Donald Trump has one more chance to attack Hillary Clinton in person and try to make up some ground in the polls in the final presidential debate Wednesday night. Clinton, on the other hand, is expected to play it safe and protect her lead. But much will depend on what questions the candidates are asked. 

While only moderator Chris Wallace knows the exact questions Clinton and Trump will have to answer, the general topics for the final debate are public knowledge. The debate will consist of six sections: debt and entitlements, immigration, the economy, the Supreme Court, foreign affairs, and fitness to be president, according to the Commission on Presidential Debates, the independent organization that organizes the debates.

Wallace is expected to spend about 15 minutes on each topic. The questions will highlight some of the candidates' major policy differences. Regarding immigration, Trump has claimed he will build a wall on the U.S.-Mexico border to curb illegal immigration and deport nearly 11 million undocumented immigrants. Conversely, Clinton has laid out a plan that would extend government benefits to non-criminal immigrants and offer a path towards legality or citizenship.

On the debt, Trump has vowed to cut taxes across the board while cutting wasteful government spending. Clinton has promised to raise taxes on the wealthiest Americans. Recent allegations of sexual assault against Trump and Clinton's ongoing email scandal will almost certainly play a role in the discussion about fitness to be president. 

Chris Wallace Fox News anchor Chris Wallace will ask Hillary Clinton and Donald Trump about immigration and the economy in Wednesday night's presidential debate. Photo: Getty Images

A bonus topic of sorts is expected to show up, as well. Many pundits predict Wallace will ask Trump about his recent suggestions on the campaign trail that the November election will be rigged against him. Trump has alleged that the mainstream media is biased against him and that high numbers of voter fraud could turn the tide in key swing states.

"Voter fraud is all too common, and then they criticize us for saying that," Trump said at a rally Tuesday in Colorado. "Take a look at Philadelphia, what’s been going on, take a look at Chicago, take a look at St. Louis.
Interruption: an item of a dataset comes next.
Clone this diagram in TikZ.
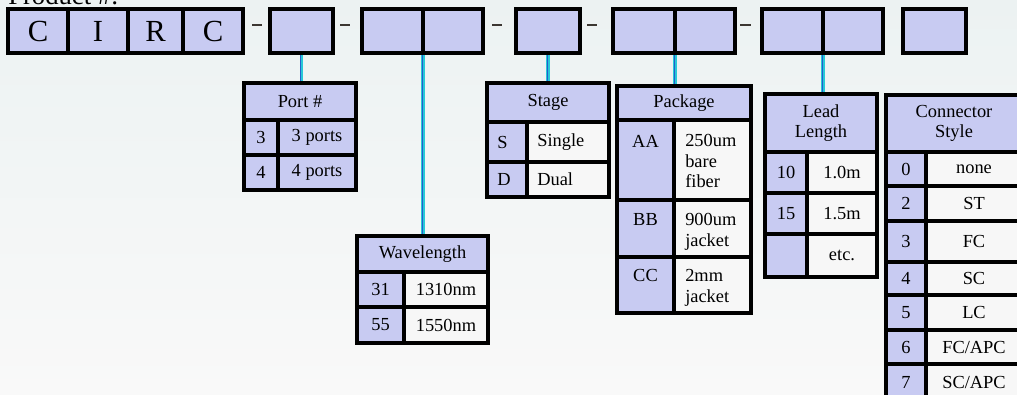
\documentclass[tikz,border=0pt]{standalone}
\usepackage{fontspec}
\setmainfont{Liberation Serif}
\usetikzlibrary{calc,backgrounds}
\definecolor{lav}{RGB}{200,203,242}
\definecolor{wcell}{RGB}{247,247,247}
\definecolor{bgtop}{RGB}{236,242,242}
\definecolor{bgbot}{RGB}{249,249,249}
\definecolor{connblue}{RGB}{35,95,205}
\definecolor{conncyan}{RGB}{40,200,215}
\definecolor{dashcol}{RGB}{60,55,50}
\newcommand\cellbox[7]{\node[cellbase,#6,minimum width={(#4-#2)*0.75pt},minimum height={(#5-#3)*0.75pt}] (#1) at ({(#2+#4)/2},{(#3+#5)/2}) {#7};}
\tikzset{
  cellbase/.style={draw=black,line width=2.8pt,inner sep=0pt,outer sep=0pt,font=\fontsize{13.8}{15.5}\selectfont,align=center},
  topc/.style={fill=lav,font=\fontsize{23}{26}\selectfont},
  lc/.style={fill=lav},
  wc/.style={fill=wcell},
  txt/.style={inner sep=0pt,font=\fontsize{13.8}{15.5}\selectfont,align=left},
  dashline/.style={draw=dashcol,line width=1.5pt},
  conn/.style={draw=conncyan,line width=2.3pt,postaction={draw=connblue,line width=0.9pt,transform canvas={xshift=-0.6pt}}},
}
\begin{document}
\begin{tikzpicture}[x=0.75pt,y=-0.75pt]
\useasboundingbox (0,0) rectangle (1017,394);
\clip (0,0) rectangle (1017,394);
% title (cut off at top)
\node[anchor=base west,inner sep=0pt,font=\fontsize{20}{24}\selectfont] (prod) at (8,4) {Product \#:};
% top row
\cellbox{c1}{8}{9}{68}{53}{topc}{C}
\cellbox{c2}{68}{9}{128}{53}{topc}{I}
\cellbox{c3}{128}{9}{183}{53}{topc}{R}
\cellbox{c4}{183}{9}{243}{53}{topc}{C}
\cellbox{b2}{270}{9}{333}{53}{topc}{}
\cellbox{b3a}{362}{9}{423}{53}{topc}{}
\cellbox{b3b}{423}{9}{483}{53}{topc}{}
\cellbox{b4}{516}{9}{580}{53}{topc}{}
\cellbox{b5a}{613}{9}{675}{53}{topc}{}
\cellbox{b5b}{675}{9}{735}{53}{topc}{}
\cellbox{b6a}{762}{9}{823}{53}{topc}{}
\cellbox{b6b}{823}{9}{883}{53}{topc}{}
\cellbox{b7}{903}{9}{966}{53}{topc}{}
% dashes
\draw[dashline] (252,25) -- (262,25);
\draw[dashline] (340,25) -- (350,25);
\draw[dashline] (492,25) -- (502,25);
\draw[dashline] (587,25) -- (597,25);
\draw[dashline] (740,25) -- (751,25);
% Port #
\cellbox{porth}{244}{83}{356}{120}{lc}{Port \#}
\cellbox{p1k}{244}{120}{278}{155}{lc}{3}
\cellbox{p1v}{278}{120}{356}{155}{lc}{3 ports}
\cellbox{p2k}{244}{155}{278}{190}{lc}{4}
\cellbox{p2v}{278}{155}{356}{190}{lc}{4 ports}
% Wavelength
\cellbox{wh}{357}{236}{488}{272}{lc}{Wavelength}
\cellbox{w1k}{357}{272}{404}{307}{lc}{31}
\cellbox{w1v}{404}{272}{488}{307}{wc}{1310nm}
\cellbox{w2k}{357}{307}{404}{343}{lc}{55}
\cellbox{w2v}{404}{307}{488}{343}{wc}{1550nm}
% Stage
\cellbox{sh}{487}{83}{609}{122}{lc}{Stage}
\cellbox{s1k}{487}{122}{527}{162}{lc}{}
\cellbox{s1v}{527}{122}{609}{162}{wc}{}
\cellbox{s2k}{487}{162}{527}{197}{lc}{}
\cellbox{s2v}{527}{162}{609}{197}{wc}{}
\node[txt,anchor=west] (s1kt) at ($(s1k.west)+(10,0)$) {S};
\node[txt,anchor=west] (s1vt) at ($(s1v.west)+(10,0)$) {Single};
\node[txt,anchor=west] (s2kt) at ($(s2k.west)+(10,0)$) {D};
\node[txt,anchor=west] (s2vt) at ($(s2v.west)+(10,0)$) {Dual};
% Package
\cellbox{kh}{617}{86}{751}{120}{lc}{Package}
\cellbox{k1k}{617}{120}{674}{200}{lc}{}
\cellbox{k1v}{674}{120}{751}{200}{wc}{}
\cellbox{k2k}{617}{200}{674}{257}{lc}{}
\cellbox{k2v}{674}{200}{751}{257}{wc}{}
\cellbox{k3k}{617}{257}{674}{313}{lc}{}
\cellbox{k3v}{674}{257}{751}{313}{wc}{}
\node[txt,anchor=north] (k1kt) at ($(k1k.north)+(0,15)$) {AA};
\node[txt,anchor=north west] (k1vt) at ($(k1v.north west)+(11,14)$) {250um\\bare\\fiber};
\node[txt,anchor=north] (k2kt) at ($(k2k.north)+(0,13)$) {BB};
\node[txt,anchor=north west] (k2vt) at ($(k2v.north west)+(11,13)$) {900um\\jacket};
\node[txt,anchor=north] (k3kt) at ($(k3k.north)+(0,12)$) {CC};
\node[txt,anchor=north west] (k3vt) at ($(k3v.north west)+(11,12)$) {2mm\\jacket};
% Lead Length
\cellbox{lh}{765}{94}{877}{152}{lc}{Lead\\Length}
\cellbox{l1k}{765}{152}{807}{193}{lc}{10}
\cellbox{l1v}{807}{152}{877}{193}{wc}{1.0m}
\cellbox{l2k}{765}{193}{807}{234}{lc}{15}
\cellbox{l2v}{807}{193}{877}{234}{wc}{1.5m}
\cellbox{l3k}{765}{234}{807}{277}{lc}{}
\cellbox{l3v}{807}{234}{877}{277}{wc}{etc.}
% Connector Style
\cellbox{ch}{886}{95}{1022}{152}{lc}{Connector\\Style}
\cellbox{r0k}{886}{152}{926}{186}{lc}{0}
\cellbox{r0v}{926}{152}{1022}{186}{wc}{none}
\cellbox{r2k}{886}{186}{926}{221}{lc}{2}
\cellbox{r2v}{926}{186}{1022}{221}{wc}{ST}
\cellbox{r3k}{886}{221}{926}{262}{lc}{3}
\cellbox{r3v}{926}{221}{1022}{262}{wc}{FC}
\cellbox{r4k}{886}{262}{926}{295}{lc}{4}
\cellbox{r4v}{926}{262}{1022}{295}{wc}{SC}
\cellbox{r5k}{886}{295}{926}{330}{lc}{5}
\cellbox{r5v}{926}{295}{1022}{330}{wc}{LC}
\cellbox{r6k}{886}{330}{926}{364}{lc}{6}
\cellbox{r6v}{926}{330}{1022}{364}{wc}{FC/APC}
\cellbox{r7k}{886}{364}{926}{400}{lc}{7}
\cellbox{r7v}{926}{364}{1022}{400}{wc}{SC/APC}
% background and connectors
\begin{scope}[on background layer]
\shade[top color=bgtop,bottom color=bgbot] (0,0) rectangle (1017,394);
\draw[conn] (b2.south) -- (b2.south |- porth.north);
\draw[conn] (b3a.south east) -- (b3a.south east |- wh.north);
\draw[conn] (b4.south) -- (b4.south |- sh.north);
\draw[conn] (b5a.south east) -- (b5a.south east |- kh.north);
\draw[conn] (b6a.south east) -- (b6a.south east |- lh.north);
\draw[conn] ($(b7.south)+(4,0)$) -- ($(b7.south)+(4,0)$ |- ch.north);
\end{scope}
\end{tikzpicture}
\end{document}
Take a look at some of these cities, where you see things happening that are horrendous."

There is little evidence to support Trump's claims of significant voter fraud. 

Wallace will be tasked with holding the candidates' feet to the fire while discussing these topics. The three-time Emmy Award-winning journalist is the host of "Fox News Sunday." In 2006, the Washington Post revealed that the 69-year-old is registered as a Democrat but he claims this is only to qualify for primary voting in Washington, D.C. Trump has criticized the previous debate moderator for showing bias against him, but Trump campaign representatives have said they expect Wallace, who works for the generally right-leaning Fox News, to be fair. 

The 90-minute debate will be held at the University of Nevada in Las Vegas. It is slated to begin at 9 p.m. EST and will be broadcast on all major broadcast networks and cable news networks.